2.     The basics are the basics and we all have to honor them.

For a business, bookkeeping is about as basic as it gets.  Jay can do lots of fancy things with tax returns, accounting software,  POS systems, inventory management systems and on and on.  But if a business does not have good basic bookkeeping, how much money came in, who it came in from, how much money went out, who it went out to, they have very little information about what to do more of and what to do less of.  I am struck all the time in my own business and in the businesses of my clients that most of them need better basic bookkeeping.  Some of my clients with smaller businesses and less total income, live much better and happier lives because they know exactly what they have coming in and they manage that.  They don’t manage what they hope will come in or what someone promised them will come in.  They manage what is. They often grow slowly but consistently.  They generally have very little debt.  They take calculated risks and recognize there are consequences to those risks.  Call it managing your assets, call it mindfulness, it is the same.  The basics matter and the longer you avoid them, the more their will be to clean up.  But they never go away.

3. You cannot eliminate mistakes, you can only mitigate them.

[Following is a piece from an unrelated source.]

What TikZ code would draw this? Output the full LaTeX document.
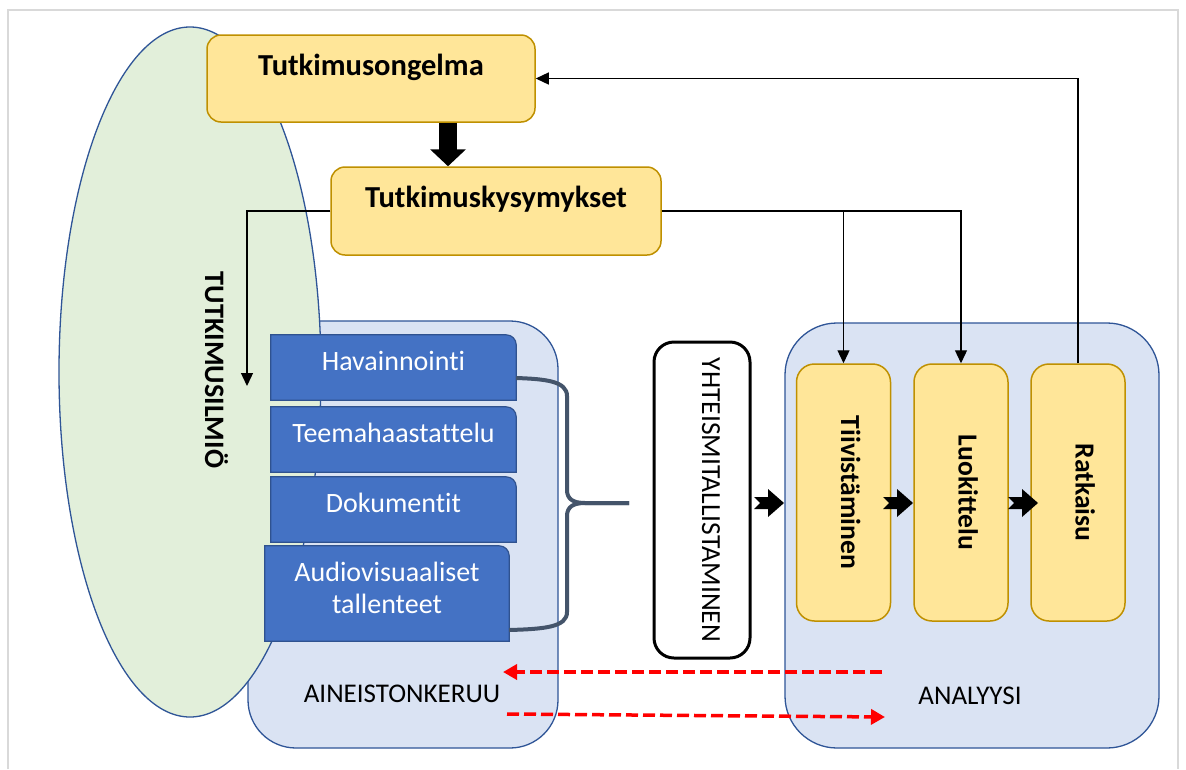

As a nurse, I learned this rule the hard way.  As long as we have human beings doing tasks, mistakes will happen.  We fool ourselves into thinking that getting smarter, building in safeguards, and hiring “the right people” we keep mistakes from happening in our business.  It doesn’t.  Now that I am in mid life, I think about each mistake I make as a lesson I either need to learn new, learn again, or be reminded of.  When your business is life and money, people get really fussy about mistakes.  When I was in nursing school, a friend of mind owned a flower shop.  One night we had dinner and I was sharing about a clinical experience I had that day that was stressful.  Her comment to me was “Man, when I make a mistake at work, someone gets the wrong flowers”.  At that moment I realized that the capacity to make the mistake is not changed based on the importance of the outcome.  In my business today, I am aware that what happens after I make a mistake is really the most important thing.  I want my clients to know that I am not perfect and I will make mistakes.  I know they will make mistakes that I will need to help them fix.  The real valuable peice of information, we are in this together.  We rise and fall together, we work hard and prosper together, we grieve and celebrate………..together.  Not everyone values that and that is how I know they may not be the right client for me. One day, I am going to write a book on universal truths.  You know the ones we all know but forget about from time to time.  The ones that when we are reminded of them again we wonder how we could have forgotten how critical they are.  In the mean time, I keep moving forward!  I hope you do too!